Dichloroisocyanuric acid, also known as dichlor or dichloro-s-triazinetrione and is marketed under many names (e.g. troclosene), is a chemical compound with the formula (C(O)NCl)_{2}(C(O)NH).

==Synthesis==
Dichloroisocyanuric acid is manufactured by chlorination of cyanuric acid:
(C(O)NH)_{3} + 2 Cl_{2} → (C(O)NCl)_{2}(C(O)NH) + 2 HCl
It is a colourless solid.

==Mechanism of action==

Dichloroisocyanuric acid is an oxidizer, reacting with water to form chlorine gas.

Although the bleaching agent in most chlorine based bleach is sodium hypochlorite, the sodium salt of dichloroisocyanuric acid, sodium dichloroisocyanurate, is the active ingredient in commercial disinfectant bacteriocides, algicides, and cleaning agents such as the pulverized cleanser Comet.

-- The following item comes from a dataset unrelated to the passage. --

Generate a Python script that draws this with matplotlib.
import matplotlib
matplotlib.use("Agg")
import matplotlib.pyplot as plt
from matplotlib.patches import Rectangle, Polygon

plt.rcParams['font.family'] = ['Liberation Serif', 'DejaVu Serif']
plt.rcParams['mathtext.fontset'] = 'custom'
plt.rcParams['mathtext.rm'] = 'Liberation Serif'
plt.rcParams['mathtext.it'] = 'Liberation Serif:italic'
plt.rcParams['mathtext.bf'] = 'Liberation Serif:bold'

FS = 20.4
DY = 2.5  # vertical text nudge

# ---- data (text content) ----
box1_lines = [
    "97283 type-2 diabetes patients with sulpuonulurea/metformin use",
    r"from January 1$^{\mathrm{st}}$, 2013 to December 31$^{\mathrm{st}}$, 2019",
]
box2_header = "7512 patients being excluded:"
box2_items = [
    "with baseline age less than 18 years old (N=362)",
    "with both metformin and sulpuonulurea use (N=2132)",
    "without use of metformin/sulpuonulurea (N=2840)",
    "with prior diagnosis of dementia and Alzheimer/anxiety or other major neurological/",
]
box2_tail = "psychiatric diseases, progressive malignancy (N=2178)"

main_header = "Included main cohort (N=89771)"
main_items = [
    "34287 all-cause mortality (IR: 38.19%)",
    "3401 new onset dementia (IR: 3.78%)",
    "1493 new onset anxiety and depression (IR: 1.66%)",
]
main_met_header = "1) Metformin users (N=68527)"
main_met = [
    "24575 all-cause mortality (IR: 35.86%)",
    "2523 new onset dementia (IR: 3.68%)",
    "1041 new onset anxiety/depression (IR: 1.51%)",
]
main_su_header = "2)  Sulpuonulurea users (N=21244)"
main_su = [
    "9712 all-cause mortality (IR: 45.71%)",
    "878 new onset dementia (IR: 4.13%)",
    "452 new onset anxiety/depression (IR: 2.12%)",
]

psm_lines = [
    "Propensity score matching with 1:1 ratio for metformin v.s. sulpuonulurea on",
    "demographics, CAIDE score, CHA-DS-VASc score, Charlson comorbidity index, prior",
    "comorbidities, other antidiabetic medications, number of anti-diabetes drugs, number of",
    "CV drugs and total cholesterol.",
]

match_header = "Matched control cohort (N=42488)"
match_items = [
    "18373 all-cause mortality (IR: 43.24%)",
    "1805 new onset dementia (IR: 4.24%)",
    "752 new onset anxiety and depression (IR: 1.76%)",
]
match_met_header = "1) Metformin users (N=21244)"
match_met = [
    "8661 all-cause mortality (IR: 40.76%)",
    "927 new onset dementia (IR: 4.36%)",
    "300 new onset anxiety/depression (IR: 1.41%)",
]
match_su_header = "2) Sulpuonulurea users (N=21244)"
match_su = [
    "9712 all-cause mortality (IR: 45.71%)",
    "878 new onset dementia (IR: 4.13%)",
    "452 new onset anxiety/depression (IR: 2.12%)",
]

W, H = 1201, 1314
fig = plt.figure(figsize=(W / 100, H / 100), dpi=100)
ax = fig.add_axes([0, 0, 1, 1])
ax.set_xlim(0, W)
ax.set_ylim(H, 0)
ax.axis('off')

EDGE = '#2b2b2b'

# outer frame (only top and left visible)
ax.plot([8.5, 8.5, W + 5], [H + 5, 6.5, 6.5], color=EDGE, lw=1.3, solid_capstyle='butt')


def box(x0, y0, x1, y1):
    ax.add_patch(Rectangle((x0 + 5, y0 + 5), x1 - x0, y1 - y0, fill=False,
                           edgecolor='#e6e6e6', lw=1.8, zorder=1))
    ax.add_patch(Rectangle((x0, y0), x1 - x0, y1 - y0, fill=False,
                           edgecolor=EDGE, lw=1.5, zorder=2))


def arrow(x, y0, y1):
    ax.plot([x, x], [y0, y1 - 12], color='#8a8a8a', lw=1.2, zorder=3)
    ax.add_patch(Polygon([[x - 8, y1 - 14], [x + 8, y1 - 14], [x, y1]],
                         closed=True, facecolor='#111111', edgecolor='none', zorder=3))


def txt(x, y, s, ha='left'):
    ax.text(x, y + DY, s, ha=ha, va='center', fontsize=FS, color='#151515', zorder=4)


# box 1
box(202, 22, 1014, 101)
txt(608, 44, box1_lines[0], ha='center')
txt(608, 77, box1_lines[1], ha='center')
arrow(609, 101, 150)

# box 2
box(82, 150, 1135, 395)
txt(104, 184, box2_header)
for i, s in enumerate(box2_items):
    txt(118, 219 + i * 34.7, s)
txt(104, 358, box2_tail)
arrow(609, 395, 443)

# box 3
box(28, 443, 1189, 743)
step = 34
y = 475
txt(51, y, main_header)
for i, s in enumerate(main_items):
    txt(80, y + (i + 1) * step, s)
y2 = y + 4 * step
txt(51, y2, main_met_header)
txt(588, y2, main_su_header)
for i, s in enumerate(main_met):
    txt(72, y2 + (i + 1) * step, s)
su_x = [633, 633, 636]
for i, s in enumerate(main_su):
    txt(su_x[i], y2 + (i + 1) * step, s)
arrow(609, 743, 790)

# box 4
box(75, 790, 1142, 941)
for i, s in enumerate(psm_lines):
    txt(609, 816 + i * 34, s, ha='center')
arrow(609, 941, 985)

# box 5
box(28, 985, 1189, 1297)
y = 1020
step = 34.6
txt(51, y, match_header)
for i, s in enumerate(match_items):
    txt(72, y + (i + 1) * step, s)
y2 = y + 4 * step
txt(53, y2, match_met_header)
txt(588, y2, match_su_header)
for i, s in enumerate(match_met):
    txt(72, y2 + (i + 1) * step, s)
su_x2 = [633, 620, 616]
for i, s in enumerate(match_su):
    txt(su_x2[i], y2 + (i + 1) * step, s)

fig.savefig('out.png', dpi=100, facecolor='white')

When dissolved in water, cyanuric acid forms a weak bond with dissolved chlorine, protecting it from breakdown by the sun's UV rays while not preventing the chlorine from oxidizing contaminants. For outdoor pools, dichlor should be added until cyanuric acid levels reach 30-50 ppm. Thereafter, sodium hypochlorite or other forms of chlorine can be used to maintain sanitation levels without continuing to add additional cyanuric acid to the system. At very high levels, cyanuric acid can reduce the ability of free chlorine to eliminate certain microbial contaminants.